Note: As the folds of a cross validation are non-overlapping, you get exactly one prediction for every example in your dataset.

In [None]:
from sklearn.model_selection import cross_val_predict
predicted = cross_val_predict(dt, iris_data, iris_target, cv=10)

display(predicted)


## Pipelines

A [pipeline](https://scikit-learn.org/stable/modules/generated/sklearn.pipeline.Pipeline.html) in scikit-learn allows you to specify a sequence of transforms and a final estimator that can be executed and cross-validated.
This way you don't have to worry about applying the preprocessing steps (transforms) properly to each training and test split.
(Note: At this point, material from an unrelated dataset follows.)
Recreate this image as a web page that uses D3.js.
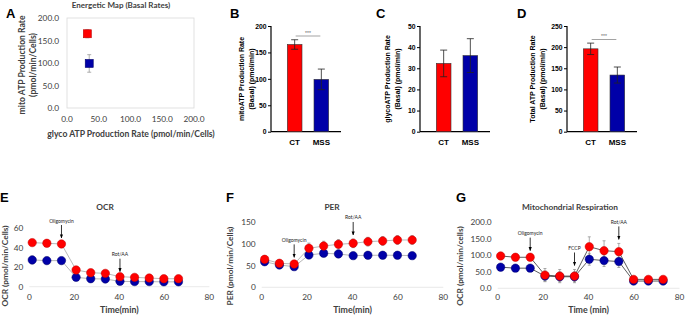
<!doctype html>
<html lang="en">
<head>
<meta charset="utf-8">
<title>ATP production and Seahorse traces</title>
<script src="https://d3js.org/d3.v7.min.js"></script>
<style>
  body { margin: 0; background: #fff; }
  svg { display: block; }
  .xl { font-family: Lato, "Open Sans", sans-serif; }
  .pz { font-family: "Liberation Sans", Arial, sans-serif; }
</style>
</head>
<body>
<div id="chart"></div>
<script>
// ---- data ----
var groups = ["CT", "MSS"];
var groupColors = ["#ff0000", "#0000a8"];

// energetic map (A)
var mapGlyco = [32, 35];
var mapGlycoErr = [3, 5];
var mapMito = [165, 99];
var mapMitoErr = [9, 19.5];

// bar panels (B, C, D)
var mitoATP = [165, 99];
var mitoATPErr = [9, 19.5];
var glycoATP = [32.3, 36];
var glycoATPErr = [6.3, 8];
var totalATP = [196, 134];
var totalATPErr = [13.5, 19];

// time courses (E, F, G)
var timeShort = [1.3, 7.8, 14.3, 20.8, 27.3, 33.8, 40.3, 46.8, 53.3, 59.8, 66.3];
var timeLong = [1.3, 7.8, 14.3, 20.8, 27.3, 33.8, 40.3, 46.8, 53.3, 59.8, 66.3, 72.8];

var ocrCT = [45.3, 44.6, 43.9, 17.2, 14.4, 13.7, 10.3, 9.6, 8.9, 8.2, 8.2];
var ocrCTErr = [2, 2, 2, 1.5, 1.5, 1.5, 1, 1, 1, 1, 1];
var ocrMSS = [27.5, 26.8, 26.8, 9.6, 8.2, 7.9, 5.5, 5.2, 5.2, 5, 5];
var ocrMSSErr = [4, 3.5, 3.5, 2, 1.5, 1.5, 1, 1, 1, 1, 1];

var perCT = [64.6, 55.4, 53.8, 90, 95.3, 99.2, 101.5, 105.4, 107, 109.2, 109.2];
var perCTErr = [8, 6, 6, 12, 11, 11, 10, 10, 10, 10, 10];
var perMSS = [59, 51.5, 47.6, 74.6, 78.5, 77, 73, 73.9, 73.9, 73.9, 73];
var perMSSErr = [6, 5, 5, 6, 6, 6, 6, 6, 6, 6, 6];

var mitoCT = [98, 94, 94, 40, 37, 37, 126, 114, 111, 27, 27, 27];
var mitoCTErr = [10, 8, 8, 20, 20, 20, 30, 30, 25, 8, 8, 8];
var mitoMSS = [64, 61, 61, 37, 35, 35, 88, 84, 81, 22, 22, 22];
var mitoMSSErr = [6, 6, 6, 15, 15, 15, 18, 18, 18, 6, 6, 6];

var injectionsE = [{label: "Oligomycin", time: 14.3}, {label: "Rot/AA", time: 40.3}];
var injectionsF = [{label: "Oligomycin", time: 14.3}, {label: "Rot/AA", time: 40.3}];
var injectionsG = [{label: "Oligomycin", time: 14.3}, {label: "FCCP", time: 33.8}, {label: "Rot/AA", time: 53.3}];

// ---- drawing ----
var svg = d3.select("#chart").append("svg")
    .attr("width", 685).attr("height", 316);

svg.append("defs").append("marker")
    .attr("id", "arr").attr("viewBox", "0 0 10 10")
    .attr("refX", 9).attr("refY", 5)
    .attr("markerWidth", 5).attr("markerHeight", 5)
    .attr("orient", "auto")
  .append("path").attr("d", "M0,1L10,5L0,9Z").attr("fill", "#000");

function letter(txt, x, y) {
  svg.append("text").attr("class", "pz")
    .attr("x", x).attr("y", y)
    .attr("font-size", 13).attr("font-weight", "bold")
    .text(txt);
}

// ---- A: energetic map ----
(function() {
  var x = d3.scaleLinear().domain([0, 200]).range([67, 194]);
  var y = d3.scaleLinear().domain([0, 200]).range([108, 18]);
  var g = svg.append("g").attr("class", "xl");

  g.append("rect").attr("x", 67).attr("y", 18).attr("width", 127).attr("height", 90)
    .attr("fill", "none").attr("stroke", "#d9d9d9").attr("stroke-width", 0.8);

  var ticks = [0, 50, 100, 150, 200];
  g.selectAll(".yt").data(ticks).join("text")
    .attr("x", 59).attr("y", d => y(d) + 3)
    .attr("text-anchor", "end").attr("font-size", 8.3).attr("fill", "#404040")
    .text(d3.format(".1f"));
  g.selectAll(".xt").data(ticks).join("text")
    .attr("x", d => x(d)).attr("y", 122)
    .attr("text-anchor", "middle").attr("font-size", 8.3).attr("fill", "#404040")
    .text(d3.format(".1f"));

  g.append("text").attr("x", 121).attr("y", 8).attr("text-anchor", "middle")
    .attr("font-size", 8).attr("font-weight", "bold").attr("fill", "#404040")
    .text("Energetic Map (Basal Rates)");
  g.append("text").attr("x", 131).attr("y", 137).attr("text-anchor", "middle")
    .attr("font-size", 8.6).attr("font-weight", "bold").attr("fill", "#404040")
    .text("glyco ATP Production Rate (pmol/min/Cells)");
  g.append("text").attr("transform", "translate(25,65) rotate(-90)")
    .attr("text-anchor", "middle").attr("font-size", 8.6).attr("font-weight", "bold").attr("fill", "#404040")
    .text("mito ATP Production Rate");
  g.append("text").attr("transform", "translate(36,65) rotate(-90)")
    .attr("text-anchor", "middle").attr("font-size", 8.6).attr("font-weight", "bold").attr("fill", "#404040")
    .text("(pmol/min/Cells)");

  groups.forEach(function(k, i) {
    var cx = x(mapGlyco[i]), cy = y(mapMito[i]);
    var eg = g.append("g").attr("stroke", "#9a9a9a").attr("stroke-width", 0.8);
    eg.append("line").attr("x1", cx).attr("x2", cx)
      .attr("y1", y(mapMito[i] - mapMitoErr[i])).attr("y2", y(mapMito[i] + mapMitoErr[i]));
    eg.append("line").attr("y1", cy).attr("y2", cy)
      .attr("x1", x(mapGlyco[i] - mapGlycoErr[i])).attr("x2", x(mapGlyco[i] + mapGlycoErr[i]));
    [mapMito[i] - mapMitoErr[i], mapMito[i] + mapMitoErr[i]].forEach(function(v) {
      eg.append("line").attr("x1", cx - 2).attr("x2", cx + 2).attr("y1", y(v)).attr("y2", y(v));
    });
    g.append("rect").attr("x", cx - 4).attr("y", cy - 4).attr("width", 8).attr("height", 8)
      .attr("fill", groupColors[i]).attr("stroke", i ? "#00006a" : "#c00000").attr("stroke-width", 0.6);
  });
  letter("A", 6, 18);
})();

// ---- B, C, D: bar panels ----
function barPanel(opt) {
  var g = svg.append("g").attr("class", "pz");
  var y = d3.scaleLinear().domain([0, opt.max]).range([131.7, 26]);
  var x = d3.scaleBand().domain(groups)
      .range([opt.ax + 11, opt.ax + 63]).paddingInner(0.45).paddingOuter(0.2);

  g.append("g").attr("transform", "translate(" + opt.ax + ",0)")
    .call(d3.axisLeft(y).tickValues(d3.range(0, opt.max + 1, opt.step)).tickSize(3).tickPadding(1.5))
    .call(a => a.select(".domain").attr("stroke-width", 1.2).attr("d", "M0,26V131.7"))
    .call(a => a.selectAll("text").attr("font-size", 6.8).attr("font-weight", "bold")
      .attr("font-family", "Liberation Sans, Arial, sans-serif"))
    .call(a => a.selectAll("line").attr("stroke-width", 1));

  g.append("line").attr("x1", opt.ax).attr("x2", opt.ax + 70)
    .attr("y1", 131.7).attr("y2", 131.7).attr("stroke", "#000").attr("stroke-width", 1.2);

  g.selectAll(".bar").data(groups).join("rect")
    .attr("x", d => x(d)).attr("width", x.bandwidth())
    .attr("y", (d, i) => y(opt.values[i])).attr("height", (d, i) => 131.7 - y(opt.values[i]))
    .attr("fill", (d, i) => groupColors[i]).attr("stroke", "#333").attr("stroke-width", 0.6);

  groups.forEach(function(k, i) {
    var cx = x(k) + x.bandwidth() / 2;
    var lo = y(opt.values[i] - opt.errs[i]), hi = y(opt.values[i] + opt.errs[i]);
    var eg = g.append("g").attr("stroke", "#222").attr("stroke-width", 0.8);
    eg.append("line").attr("x1", cx).attr("x2", cx).attr("y1", lo).attr("y2", hi);
    eg.append("line").attr("x1", cx - 3.5).attr("x2", cx + 3.5).attr("y1", lo).attr("y2", lo);
    eg.append("line").attr("x1", cx - 3.5).attr("x2", cx + 3.5).attr("y1", hi).attr("y2", hi);
    g.append("text").attr("x", cx).attr("y", 145).attr("text-anchor", "middle")
      .attr("font-size", 8).attr("font-weight", "bold").text(k);
  });

  if (opt.sig) {
    var x1 = x(groups[0]) + x.bandwidth() / 2 + 1, x2 = x(groups[1]) + x.bandwidth() / 2 - 1;
    g.append("line").attr("x1", x1).attr("x2", x2).attr("y1", opt.sigY).attr("y2", opt.sigY)
      .attr("stroke", "#999").attr("stroke-width", 0.9);
    g.append("text").attr("x", (x1 + x2) / 2).attr("y", opt.sigY - 1.2).attr("text-anchor", "middle")
      .attr("font-size", 5).attr("fill", "#666").text("***");
  }

  g.append("text").attr("transform", "translate(" + (opt.ax + opt.t1) + ",79) rotate(-90)")
    .attr("text-anchor", "middle").attr("font-size", 7).attr("font-weight", "bold")
    .text(opt.title);
  g.append("text").attr("transform", "translate(" + (opt.ax + opt.t1 + 10) + ",79) rotate(-90)")
    .attr("text-anchor", "middle").attr("font-size", 7).attr("font-weight", "bold")
    .text("(Basal) (pmol/min)");
  letter(opt.letter, opt.lx, 18);
}

barPanel({letter: "B", lx: 230, ax: 271, max: 200, step: 50, values: mitoATP, errs: mitoATPErr,
  sig: true, sigY: 36, t1: -27, title: "mitoATP Production Rate"});
barPanel({letter: "C", lx: 376, ax: 420, max: 50, step: 10, values: glycoATP, errs: glycoATPErr,
  sig: false, t1: -30, title: "glycoATP Production Rate"});
barPanel({letter: "D", lx: 517, ax: 567, max: 250, step: 50, values: totalATP, errs: totalATPErr,
  sig: true, sigY: 39.5, t1: -32, title: "Total ATP Production Rate"});

// ---- E, F, G: time courses ----
function linePanel(opt) {
  var g = svg.append("g").attr("class", "xl");
  var x = d3.scaleLinear().domain([0, 80]).range(opt.xr);
  var y = d3.scaleLinear().domain([0, opt.max]).range(opt.yr);

  g.append("line").attr("x1", opt.xr[0]).attr("x2", opt.xr[1])
    .attr("y1", opt.yr[0]).attr("y2", opt.yr[0]).attr("stroke", "#e3e3e3").attr("stroke-width", 0.8);

  g.selectAll(".yt").data(d3.range(0, opt.max + 1, opt.step)).join("text")
    .attr("x", opt.xr[0] - 6).attr("y", d => y(d) + 3)
    .attr("text-anchor", "end").attr("font-size", 8.3).attr("fill", "#404040")
    .text(opt.fmt);
  g.selectAll(".xt").data([0, 20, 40, 60, 80]).join("text")
    .attr("x", d => x(d)).attr("y", 300)
    .attr("text-anchor", "middle").attr("font-size", 8.3).attr("fill", "#404040")
    .text(d => d);

  g.append("text").attr("x", (opt.xr[0] + opt.xr[1]) / 2).attr("y", 312.5).attr("text-anchor", "middle")
    .attr("font-size", 8.8).attr("font-weight", "bold").attr("fill", "#404040").text(opt.xtitle);
  g.append("text").attr("x", opt.titleX).attr("y", 210).attr("text-anchor", "middle")
    .attr("font-size", 8.3).attr("font-weight", "bold").attr("fill", "#404040").text(opt.title);
  g.append("text").attr("transform", "translate(" + opt.ytx + ",266) rotate(-90)")
    .attr("text-anchor", "middle").attr("font-size", 8.3).attr("font-weight", "bold").attr("fill", "#404040")
    .text(opt.ytitle);

  var line = d3.line().x(d => x(d[0])).y(d => y(d[1]));
  opt.series.forEach(function(s, i) {
    var pts = opt.time.map((t, j) => [t, s.v[j], s.e[j]]);
    g.append("path").attr("d", line(pts)).attr("fill", "none")
      .attr("stroke", opt.lineColor).attr("stroke-width", 0.8);
    var eg = g.append("g").attr("stroke", "#8a8a8a").attr("stroke-width", 0.7);
    pts.forEach(function(p) {
      var cx = x(p[0]), lo = y(p[1] - p[2]), hi = y(p[1] + p[2]);
      eg.append("line").attr("x1", cx).attr("x2", cx).attr("y1", lo).attr("y2", hi);
      eg.append("line").attr("x1", cx - 1.5).attr("x2", cx + 1.5).attr("y1", lo).attr("y2", lo);
      eg.append("line").attr("x1", cx - 1.5).attr("x2", cx + 1.5).attr("y1", hi).attr("y2", hi);
    });
  });
  // markers drawn after all lines, MSS below CT
  opt.series.slice().reverse().forEach(function(s, ri) {
    var i = opt.series.length - 1 - ri;
    g.selectAll(null).data(opt.time).join("circle")
      .attr("cx", d => x(d)).attr("cy", (d, j) => y(s.v[j])).attr("r", 4.2)
      .attr("fill", groupColors[i]).attr("stroke", i ? "#00006a" : "#c00000").attr("stroke-width", 0.5);
  });

  opt.inj.forEach(function(a) {
    var j = opt.time.indexOf(a.time);
    var top = d3.min(opt.series, s => y(s.v[j] + s.e[j]));
    var tip = top - 4, start = tip - 13;
    g.append("line").attr("x1", x(a.time)).attr("x2", x(a.time)).attr("y1", start).attr("y2", tip)
      .attr("stroke", "#000").attr("stroke-width", 0.8).attr("marker-end", "url(#arr)");
    g.append("text").attr("x", x(a.time)).attr("y", start - 2.5).attr("text-anchor", "middle")
      .attr("font-size", 5).attr("fill", "#222").text(a.label);
  });
  letter(opt.letter, opt.lx, 202);
}

linePanel({letter: "E", lx: 0, xr: [29.3, 209.3], yr: [286.7, 228.3], max: 60, step: 20,
  fmt: d => d, time: timeShort, lineColor: "#a6a6a6",
  series: [{v: ocrCT, e: ocrCTErr}, {v: ocrMSS, e: ocrMSSErr}], inj: injectionsE,
  title: "OCR", titleX: 105, ytitle: "OCR (pmol/min/Cells)", ytx: 8, xtitle: "Time(min)"});
linePanel({letter: "F", lx: 226, xr: [261.7, 443.3], yr: [287.3, 222.3], max: 150, step: 50,
  fmt: d => d, time: timeShort, lineColor: "#a6a6a6",
  series: [{v: perCT, e: perCTErr}, {v: perMSS, e: perMSSErr}], inj: injectionsF,
  title: "PER", titleX: 332, ytitle: "PER (pmol/min/Cells)", ytx: 233, xtitle: "Time(min)"});
linePanel({letter: "G", lx: 456, xr: [497.7, 679.5], yr: [288.3, 222.3], max: 200, step: 50,
  fmt: d3.format(".1f"), time: timeLong, lineColor: "#333",
  series: [{v: mitoCT, e: mitoCTErr}, {v: mitoMSS, e: mitoMSSErr}], inj: injectionsG,
  title: "Mitochondrial Respiration", titleX: 570, ytitle: "OCR (pmol/min/cells)", ytx: 463, xtitle: "Time (min)"});
</script>
</body>
</html>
You create a pipeline by defining the steps that should be executed as a list.
Each element of the list is a tuple that consists of a name and the transform or estimator.

In [None]:
from sklearn.pipeline import Pipeline
from sklearn.preprocessing import StandardScaler
from sklearn.neighbors import KNeighborsClassifier

transform = StandardScaler()
estimator = KNeighborsClassifier(n_neighbors=4)

pipeline = Pipeline([ ('normalisation', transform), ('classification', estimator) ])

accuracy_iris = cross_val_score(pipeline, iris_data, iris_target, cv=10, scoring='accuracy')

print("Average Accuracy = {}%".format(accuracy_iris.mean() * 100.0))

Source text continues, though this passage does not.